EXERCISE BRIEF
Faithfully return all lines, omitting every embedded picture.

DATASET SECTION
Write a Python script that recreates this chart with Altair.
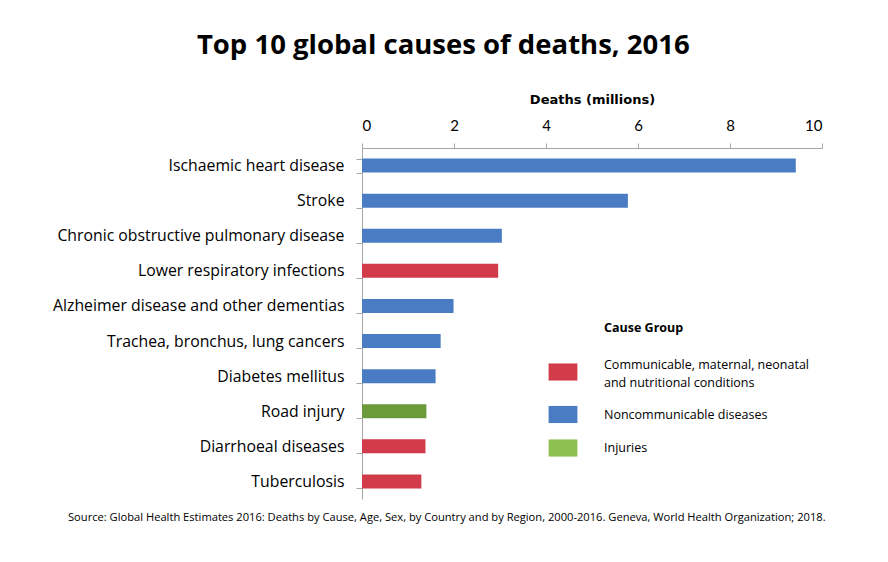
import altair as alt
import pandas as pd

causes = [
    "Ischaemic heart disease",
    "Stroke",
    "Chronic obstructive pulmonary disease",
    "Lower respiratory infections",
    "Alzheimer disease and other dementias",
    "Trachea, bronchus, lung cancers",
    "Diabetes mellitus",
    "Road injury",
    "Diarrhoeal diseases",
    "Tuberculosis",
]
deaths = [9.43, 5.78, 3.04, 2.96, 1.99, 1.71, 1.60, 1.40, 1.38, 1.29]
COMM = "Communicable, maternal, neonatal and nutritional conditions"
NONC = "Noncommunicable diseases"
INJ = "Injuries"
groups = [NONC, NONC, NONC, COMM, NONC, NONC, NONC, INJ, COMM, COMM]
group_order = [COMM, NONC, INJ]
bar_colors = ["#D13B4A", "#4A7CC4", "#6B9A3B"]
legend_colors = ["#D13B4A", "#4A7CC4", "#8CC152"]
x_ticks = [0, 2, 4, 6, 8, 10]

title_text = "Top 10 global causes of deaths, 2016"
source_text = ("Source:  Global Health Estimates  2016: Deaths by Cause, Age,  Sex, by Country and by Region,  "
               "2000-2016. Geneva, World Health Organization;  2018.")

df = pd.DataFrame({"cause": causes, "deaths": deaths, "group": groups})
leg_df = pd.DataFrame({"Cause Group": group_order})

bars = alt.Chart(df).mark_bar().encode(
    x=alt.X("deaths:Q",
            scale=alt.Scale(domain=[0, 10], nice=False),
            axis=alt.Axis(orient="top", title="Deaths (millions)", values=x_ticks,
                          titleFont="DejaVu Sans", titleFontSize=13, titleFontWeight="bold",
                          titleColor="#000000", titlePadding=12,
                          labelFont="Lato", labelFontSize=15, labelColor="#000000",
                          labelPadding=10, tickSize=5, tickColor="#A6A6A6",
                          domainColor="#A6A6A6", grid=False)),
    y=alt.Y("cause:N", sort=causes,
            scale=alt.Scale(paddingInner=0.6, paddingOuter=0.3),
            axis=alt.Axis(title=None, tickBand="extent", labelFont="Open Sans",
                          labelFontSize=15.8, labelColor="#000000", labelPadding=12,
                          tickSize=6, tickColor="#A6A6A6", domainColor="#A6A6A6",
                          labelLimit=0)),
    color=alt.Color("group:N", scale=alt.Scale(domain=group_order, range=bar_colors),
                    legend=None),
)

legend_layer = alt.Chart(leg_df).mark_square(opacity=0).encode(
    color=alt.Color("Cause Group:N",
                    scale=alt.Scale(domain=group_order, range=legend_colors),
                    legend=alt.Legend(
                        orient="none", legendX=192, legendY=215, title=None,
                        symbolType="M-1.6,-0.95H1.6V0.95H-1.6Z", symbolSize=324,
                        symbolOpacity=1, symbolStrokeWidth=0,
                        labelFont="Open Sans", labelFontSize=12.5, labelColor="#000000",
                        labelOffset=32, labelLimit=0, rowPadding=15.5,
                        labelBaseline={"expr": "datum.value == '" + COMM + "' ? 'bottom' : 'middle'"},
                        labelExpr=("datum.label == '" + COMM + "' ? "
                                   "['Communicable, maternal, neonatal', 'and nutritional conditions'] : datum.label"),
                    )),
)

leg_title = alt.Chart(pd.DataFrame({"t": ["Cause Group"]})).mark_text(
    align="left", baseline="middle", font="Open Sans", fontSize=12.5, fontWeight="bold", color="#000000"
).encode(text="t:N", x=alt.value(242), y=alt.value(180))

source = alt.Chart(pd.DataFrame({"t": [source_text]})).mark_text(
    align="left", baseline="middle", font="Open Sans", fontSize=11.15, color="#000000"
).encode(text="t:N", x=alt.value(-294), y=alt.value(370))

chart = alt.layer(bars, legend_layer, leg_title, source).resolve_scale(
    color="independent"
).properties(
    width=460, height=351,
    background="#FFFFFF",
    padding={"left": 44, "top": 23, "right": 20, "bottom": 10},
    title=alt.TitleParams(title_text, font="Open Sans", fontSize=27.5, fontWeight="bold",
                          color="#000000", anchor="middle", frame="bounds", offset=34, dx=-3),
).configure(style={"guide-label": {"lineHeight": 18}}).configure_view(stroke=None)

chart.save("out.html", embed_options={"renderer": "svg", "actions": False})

ANSWER FOR THIS EXERCISE
Write a Python script that recreates this chart with Altair.
import altair as alt
import pandas as pd

causes = [
    "Ischaemic heart disease",
    "Stroke",
    "Chronic obstructive pulmonary disease",
    "Lower respiratory infections",
    "Alzheimer disease and other dementias",
    "Trachea, bronchus, lung cancers",
    "Diabetes mellitus",
    "Road injury",
    "Diarrhoeal diseases",
    "Tuberculosis",
]
deaths = [9.43, 5.78, 3.04, 2.96, 1.99, 1.71, 1.60, 1.40, 1.38, 1.29]
COMM = "Communicable, maternal, neonatal and nutritional conditions"
NONC = "Noncommunicable diseases"
INJ = "Injuries"
groups = [NONC, NONC, NONC, COMM, NONC, NONC, NONC, INJ, COMM, COMM]
group_order = [COMM, NONC, INJ]
bar_colors = ["#D13B4A", "#4A7CC4", "#6B9A3B"]
legend_colors = ["#D13B4A", "#4A7CC4", "#8CC152"]
x_ticks = [0, 2, 4, 6, 8, 10]

title_text = "Top 10 global causes of deaths, 2016"
source_text = ("Source:  Global Health Estimates  2016: Deaths by Cause, Age,  Sex, by Country and by Region,  "
               "2000-2016. Geneva, World Health Organization;  2018.")

df = pd.DataFrame({"cause": causes, "deaths": deaths, "group": groups})
leg_df = pd.DataFrame({"Cause Group": group_order})

bars = alt.Chart(df).mark_bar().encode(
    x=alt.X("deaths:Q",
            scale=alt.Scale(domain=[0, 10], nice=False),
            axis=alt.Axis(orient="top", title="Deaths (millions)", values=x_ticks,
                          titleFont="DejaVu Sans", titleFontSize=13, titleFontWeight="bold",
                          titleColor="#000000", titlePadding=12,
                          labelFont="Lato", labelFontSize=15, labelColor="#000000",
                          labelPadding=10, tickSize=5, tickColor="#A6A6A6",
                          domainColor="#A6A6A6", grid=False)),
    y=alt.Y("cause:N", sort=causes,
            scale=alt.Scale(paddingInner=0.6, paddingOuter=0.3),
            axis=alt.Axis(title=None, tickBand="extent", labelFont="Open Sans",
                          labelFontSize=15.8, labelColor="#000000", labelPadding=12,
                          tickSize=6, tickColor="#A6A6A6", domainColor="#A6A6A6",
                          labelLimit=0)),
    color=alt.Color("group:N", scale=alt.Scale(domain=group_order, range=bar_colors),
                    legend=None),
)

legend_layer = alt.Chart(leg_df).mark_square(opacity=0).encode(
    color=alt.Color("Cause Group:N",
                    scale=alt.Scale(domain=group_order, range=legend_colors),
                    legend=alt.Legend(
                        orient="none", legendX=192, legendY=215, title=None,
                        symbolType="M-1.6,-0.95H1.6V0.95H-1.6Z", symbolSize=324,
                        symbolOpacity=1, symbolStrokeWidth=0,
                        labelFont="Open Sans", labelFontSize=12.5, labelColor="#000000",
                        labelOffset=32, labelLimit=0, rowPadding=15.5,
                        labelBaseline={"expr": "datum.value == '" + COMM + "' ? 'bottom' : 'middle'"},
                        labelExpr=("datum.label == '" + COMM + "' ? "
                                   "['Communicable, maternal, neonatal', 'and nutritional conditions'] : datum.label"),
                    )),
)

leg_title = alt.Chart(pd.DataFrame({"t": ["Cause Group"]})).mark_text(
    align="left", baseline="middle", font="Open Sans", fontSize=12.5, fontWeight="bold", color="#000000"
).encode(text="t:N", x=alt.value(242), y=alt.value(180))

source = alt.Chart(pd.DataFrame({"t": [source_text]})).mark_text(
    align="left", baseline="middle", font="Open Sans", fontSize=11.15, color="#000000"
).encode(text="t:N", x=alt.value(-294), y=alt.value(370))

chart = alt.layer(bars, legend_layer, leg_title, source).resolve_scale(
    color="independent"
).properties(
    width=460, height=351,
    background="#FFFFFF",
    padding={"left": 44, "top": 23, "right": 20, "bottom": 10},
    title=alt.TitleParams(title_text, font="Open Sans", fontSize=27.5, fontWeight="bold",
                          color="#000000", anchor="middle", frame="bounds", offset=34, dx=-3),
).configure(style={"guide-label": {"lineHeight": 18}}).configure_view(stroke=None)

chart.save("out.html", embed_options={"renderer": "svg", "actions": False})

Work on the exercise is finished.